Turner was the most prominent black official in favor of the plan and she caught heat from the community. The Call & Post, a newspaper serving the African-American community, accused her of "carrying the water for white folks" and published a cartoon characterizing her as an Aunt Jemima. In the end, Issue 6 passed the county overwhelmingly, only failing to pass Turner's old Ward, and even then only by 20 votes.

"I take great pride in the fact that I stood up because leaders sometimes have to stand even if you're standing alone and take those bullets. And I'm okay with someone disagreeing with me," she says, though she takes grievous exception to the Call & Post's caricature.

In the four years hence, everyone's moved on. Obviously, the convictions of Russo and Dimora probably helped to vindicate her. For their part, the Call & Post has moved on. The paper's editor-in-chief Connie Harper feels those old divisions have healed. "It's water under the bridge," she says.

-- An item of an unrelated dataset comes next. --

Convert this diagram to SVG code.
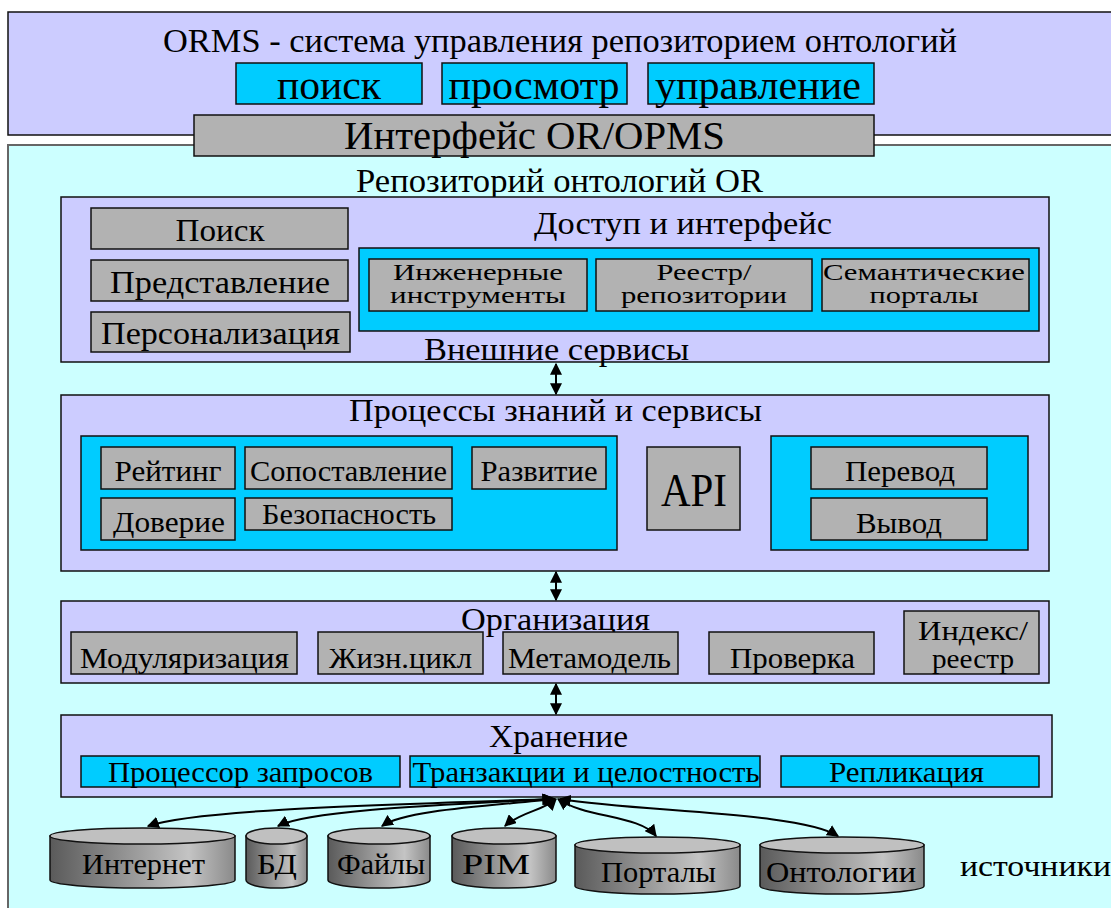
<svg xmlns="http://www.w3.org/2000/svg" width="1111" height="908" viewBox="0 0 1111 908">
<style>
text{font-family:"Liberation Serif","Times New Roman",serif;fill:#000;text-anchor:middle}
.lav{fill:#CCCCFF;stroke:#111;stroke-width:1.5}
.cy{fill:#00CCFF;stroke:#111;stroke-width:1.5}
.gr{fill:#B2B2B2;stroke:#111;stroke-width:1.5}
.lc{fill:#CCFFFF;stroke:#666;stroke-width:2}
.conn{fill:none;stroke:#000;stroke-width:2}
.cylb{fill:url(#cylg);stroke:#111;stroke-width:1.5}
.cylt{fill:#C0C0C0;stroke:#111;stroke-width:1.5}
</style>
<defs>
<marker id="ah" viewBox="0 0 10 10" refX="9" refY="5" markerWidth="6" markerHeight="6" orient="auto-start-reverse" markerUnits="strokeWidth">
<path d="M0,0 L10,5 L0,10 Z" fill="#000"/>
</marker>
<linearGradient id="cylg" x1="0" y1="0" x2="1" y2="0">
<stop offset="0" stop-color="#5a5a5a"/>
<stop offset="0.75" stop-color="#c4c4c4"/>
<stop offset="1" stop-color="#8a8a8a"/>
</linearGradient>
</defs>
<rect width="1111" height="908" fill="#fff"/>

<g id="orms">
<rect x="8" y="12" width="1110" height="123" class="lav" stroke-width="2"/>
<text x="560" y="52" font-size="34" textLength="794" lengthAdjust="spacingAndGlyphs">ORMS - система управления репозиторием онтологий</text>
</g>
<g id="poisk"><rect x="236" y="63" width="186" height="41" class="cy"/><text x="329" y="99" font-size="40" textLength="104" lengthAdjust="spacingAndGlyphs">поиск</text></g>
<g id="prosmotr"><rect x="442" y="63" width="185" height="41" class="cy"/><text x="534" y="99" font-size="40" textLength="171" lengthAdjust="spacingAndGlyphs">просмотр</text></g>
<g id="upravlenie"><rect x="648" y="63" width="226" height="41" class="cy"/><text x="758" y="99" font-size="40" textLength="206" lengthAdjust="spacingAndGlyphs">управление</text></g>

<g id="repo">
<rect x="8" y="145" width="1110" height="775" class="lc"/>
<text x="559.5" y="192" font-size="33" textLength="407" lengthAdjust="spacingAndGlyphs">Репозиторий онтологий OR</text>
</g>
<g id="interface"><rect x="194" y="115" width="680" height="41" class="gr"/><text x="534.5" y="149" font-size="40" textLength="381" lengthAdjust="spacingAndGlyphs">Интерфейс OR/OPMS</text></g>

<g id="layer-access">
<rect x="61" y="197" width="988" height="165" class="lav"/>
<text x="683" y="234" font-size="32" textLength="298" lengthAdjust="spacingAndGlyphs">Доступ и интерфейс</text>
<text x="556.5" y="360" font-size="32" textLength="265" lengthAdjust="spacingAndGlyphs">Внешние сервисы</text>
</g>
<g id="search2"><rect x="91" y="208" width="257" height="41" class="gr"/><text x="220" y="241" font-size="32" textLength="89" lengthAdjust="spacingAndGlyphs">Поиск</text></g>
<g id="predst"><rect x="91" y="260" width="257" height="41" class="gr"/><text x="220" y="293" font-size="32" textLength="220" lengthAdjust="spacingAndGlyphs">Представление</text></g>
<g id="personal"><rect x="91" y="312" width="259" height="40" class="gr"/><text x="220.5" y="344" font-size="32" textLength="239" lengthAdjust="spacingAndGlyphs">Персонализация</text></g>
<g id="ext-services">
<rect x="359" y="248" width="680" height="83" class="cy"/>
</g>
<g id="eng"><rect x="369" y="259" width="218" height="52" class="gr"/><text x="478" y="280" font-size="23" textLength="170" lengthAdjust="spacingAndGlyphs">Инженерные</text><text x="478" y="303" font-size="23" textLength="176" lengthAdjust="spacingAndGlyphs">инструменты</text></g>
<g id="registry"><rect x="596" y="259" width="216" height="52" class="gr"/><text x="704" y="280" font-size="23" textLength="95" lengthAdjust="spacingAndGlyphs">Реестр/</text><text x="704" y="303" font-size="23" textLength="166" lengthAdjust="spacingAndGlyphs">репозитории</text></g>
<g id="semantic"><rect x="822" y="259" width="207" height="52" class="gr"/><text x="924" y="280" font-size="23" textLength="202" lengthAdjust="spacingAndGlyphs">Семантические</text><text x="924" y="303" font-size="23" textLength="109" lengthAdjust="spacingAndGlyphs">порталы</text></g>

<g id="layer-processes">
<rect x="61" y="395" width="988" height="176" class="lav"/>
<text x="555.5" y="421" font-size="32" textLength="413" lengthAdjust="spacingAndGlyphs">Процессы знаний и сервисы</text>
<rect x="81" y="436" width="536" height="114" class="cy"/>
<rect x="771" y="436" width="257" height="114" class="cy"/>
</g>
<g id="rating"><rect x="101" y="447" width="134" height="42" class="gr"/><text x="168" y="481" font-size="30" textLength="107" lengthAdjust="spacingAndGlyphs">Рейтинг</text></g>
<g id="matching"><rect x="245" y="447" width="207" height="42" class="gr"/><text x="348.5" y="481" font-size="30" textLength="197" lengthAdjust="spacingAndGlyphs">Сопоставление</text></g>
<g id="evolution"><rect x="472" y="447" width="134" height="42" class="gr"/><text x="539" y="481" font-size="30" textLength="117" lengthAdjust="spacingAndGlyphs">Развитие</text></g>
<g id="trust"><rect x="101" y="498" width="134" height="42" class="gr"/><text x="169" y="532" font-size="30" textLength="112" lengthAdjust="spacingAndGlyphs">Доверие</text></g>
<g id="security"><rect x="245" y="498" width="207" height="32" class="gr"/><text x="349" y="524" font-size="30" textLength="174" lengthAdjust="spacingAndGlyphs">Безопасность</text></g>
<g id="api"><rect x="647" y="447" width="93" height="83" class="gr"/><text x="694" y="506" font-size="46" textLength="66" lengthAdjust="spacingAndGlyphs">API</text></g>
<g id="translation"><rect x="811" y="447" width="176" height="42" class="gr"/><text x="900" y="481" font-size="30" textLength="110" lengthAdjust="spacingAndGlyphs">Перевод</text></g>
<g id="inference"><rect x="811" y="498" width="176" height="42" class="gr"/><text x="899" y="533" font-size="30" textLength="86" lengthAdjust="spacingAndGlyphs">Вывод</text></g>

<g id="layer-organization">
<rect x="61" y="601" width="988" height="82" class="lav"/>
<text x="555.5" y="630" font-size="32" textLength="189" lengthAdjust="spacingAndGlyphs">Организация</text>
</g>
<g id="modular"><rect x="71" y="632" width="226" height="42" class="gr"/><text x="184.5" y="668" font-size="30" textLength="209" lengthAdjust="spacingAndGlyphs">Модуляризация</text></g>
<g id="lifecycle"><rect x="318" y="632" width="165" height="42" class="gr"/><text x="400.5" y="668" font-size="30" textLength="143" lengthAdjust="spacingAndGlyphs">Жизн.цикл</text></g>
<g id="metamodel"><rect x="503" y="632" width="175" height="42" class="gr"/><text x="589.5" y="668" font-size="30" textLength="163" lengthAdjust="spacingAndGlyphs">Метамодель</text></g>
<g id="check"><rect x="709" y="632" width="165" height="42" class="gr"/><text x="792.5" y="668" font-size="30" textLength="125" lengthAdjust="spacingAndGlyphs">Проверка</text></g>
<g id="index"><rect x="904" y="611" width="135" height="63" class="gr"/><text x="973" y="640" font-size="28" textLength="110" lengthAdjust="spacingAndGlyphs">Индекс/</text><text x="973" y="668" font-size="28" textLength="82" lengthAdjust="spacingAndGlyphs">реестр</text></g>

<g id="layer-storage">
<rect x="61" y="715" width="991" height="82" class="lav"/>
<text x="558.5" y="747" font-size="32" textLength="139" lengthAdjust="spacingAndGlyphs">Хранение</text>
</g>
<g id="query"><rect x="81" y="756" width="319" height="31" class="cy"/><text x="240.5" y="782" font-size="30" textLength="265" lengthAdjust="spacingAndGlyphs">Процессор запросов</text></g>
<g id="transactions"><rect x="410" y="756" width="350" height="31" class="cy"/><text x="586" y="782" font-size="30" textLength="347" lengthAdjust="spacingAndGlyphs">Транзакции и целостность</text></g>
<g id="replication"><rect x="781" y="756" width="258" height="31" class="cy"/><text x="906.5" y="782" font-size="30" textLength="155" lengthAdjust="spacingAndGlyphs">Репликация</text></g>

<g id="cyl-internet">
<path class="cylb" d="M50,836 L50,880 A92.5,8 0 0 0 235,880 L235,836 Z"/>
<ellipse class="cylt" cx="142.5" cy="836" rx="92.5" ry="8"/>
<text x="143.5" y="874" font-size="30" textLength="123" lengthAdjust="spacingAndGlyphs">Интернет</text>
</g>
<g id="cyl-db">
<path class="cylb" d="M246,836 L246,880 A30.5,8 0 0 0 307,880 L307,836 Z"/>
<ellipse class="cylt" cx="276.5" cy="836" rx="30.5" ry="8"/>
<text x="277" y="874" font-size="30" textLength="40" lengthAdjust="spacingAndGlyphs">БД</text>
</g>
<g id="cyl-files">
<path class="cylb" d="M328,836 L328,880 A51,8 0 0 0 430,880 L430,836 Z"/>
<ellipse class="cylt" cx="379" cy="836" rx="51" ry="8"/>
<text x="381" y="874" font-size="30" textLength="88" lengthAdjust="spacingAndGlyphs">Файлы</text>
</g>
<g id="cyl-pim">
<path class="cylb" d="M452,836 L452,880 A52,8 0 0 0 556,880 L556,836 Z"/>
<ellipse class="cylt" cx="504" cy="836" rx="52" ry="8"/>
<text x="496" y="874" font-size="30" textLength="68" lengthAdjust="spacingAndGlyphs">PIM</text>
</g>
<g id="cyl-portals">
<path class="cylb" d="M575,845 L575,886 A82.5,8 0 0 0 740,886 L740,845 Z"/>
<ellipse class="cylt" cx="657.5" cy="845" rx="82.5" ry="8"/>
<text x="658.5" y="882" font-size="30" textLength="115" lengthAdjust="spacingAndGlyphs">Порталы</text>
</g>
<g id="cyl-ontologies">
<path class="cylb" d="M760,845 L760,886 A82,8 0 0 0 924,886 L924,845 Z"/>
<ellipse class="cylt" cx="842" cy="845" rx="82" ry="8"/>
<text x="841" y="882" font-size="30" textLength="150" lengthAdjust="spacingAndGlyphs">Онтологии</text>
</g>
<g id="sources-label">
<text x="960" y="876" font-size="30" textLength="151" lengthAdjust="spacingAndGlyphs" style="text-anchor:start">источники</text>
</g>

<g id="connectors">
<line class="conn" x1="556" y1="364" x2="556" y2="394" marker-start="url(#ah)" marker-end="url(#ah)"/>
<line class="conn" x1="556" y1="572" x2="556" y2="600" marker-start="url(#ah)" marker-end="url(#ah)"/>
<line class="conn" x1="556" y1="684" x2="556" y2="714" marker-start="url(#ah)" marker-end="url(#ah)"/>
<path class="conn" d="M553,799 C420,804 200,808 148,826" marker-start="url(#ah)" marker-end="url(#ah)"/>
<path class="conn" d="M554,799 C440,805 310,810 278,826" marker-start="url(#ah)" marker-end="url(#ah)"/>
<path class="conn" d="M555,799 C490,806 405,810 382,826" marker-start="url(#ah)" marker-end="url(#ah)"/>
<path class="conn" d="M556,799 C545,810 520,812 505,826" marker-start="url(#ah)" marker-end="url(#ah)"/>
<path class="conn" d="M558,799 C585,818 640,815 656,836" marker-start="url(#ah)" marker-end="url(#ah)"/>
<path class="conn" d="M560,799 C640,812 800,812 838,836" marker-start="url(#ah)" marker-end="url(#ah)"/>
</g>
</svg>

The stance earned Turner some juice with her senate counterparts across the aisle (by her own admission), not to mention forward-thinking members of her own party.

"With Issue 6 passing, she gained a lot of political capital as a result," says Dunn. "The way she was attacked, the younger generation of political activists came to her defense – and not only blacks. They supported her as a younger, more progressive political individual... not fixated in some of the old parochial race–based identity politics that past and older generations were holding onto."

The vindication would come a year later when in 2010 she was re-elected to the Senate – one of only 10 Democratic senators to remain after that year's Republican onslaught – not even a third of the chamber.

Have Mouth, Will Travel

However brassy and outspoken she may be, there's little questioning Turner's gut-level eloquence. She possesses the rare ability to convey deep emotion and passion in a keen, clear-spoken manner. It creates the impression that she not only says what she means but means what she says, a particularly valuable trait in a politician.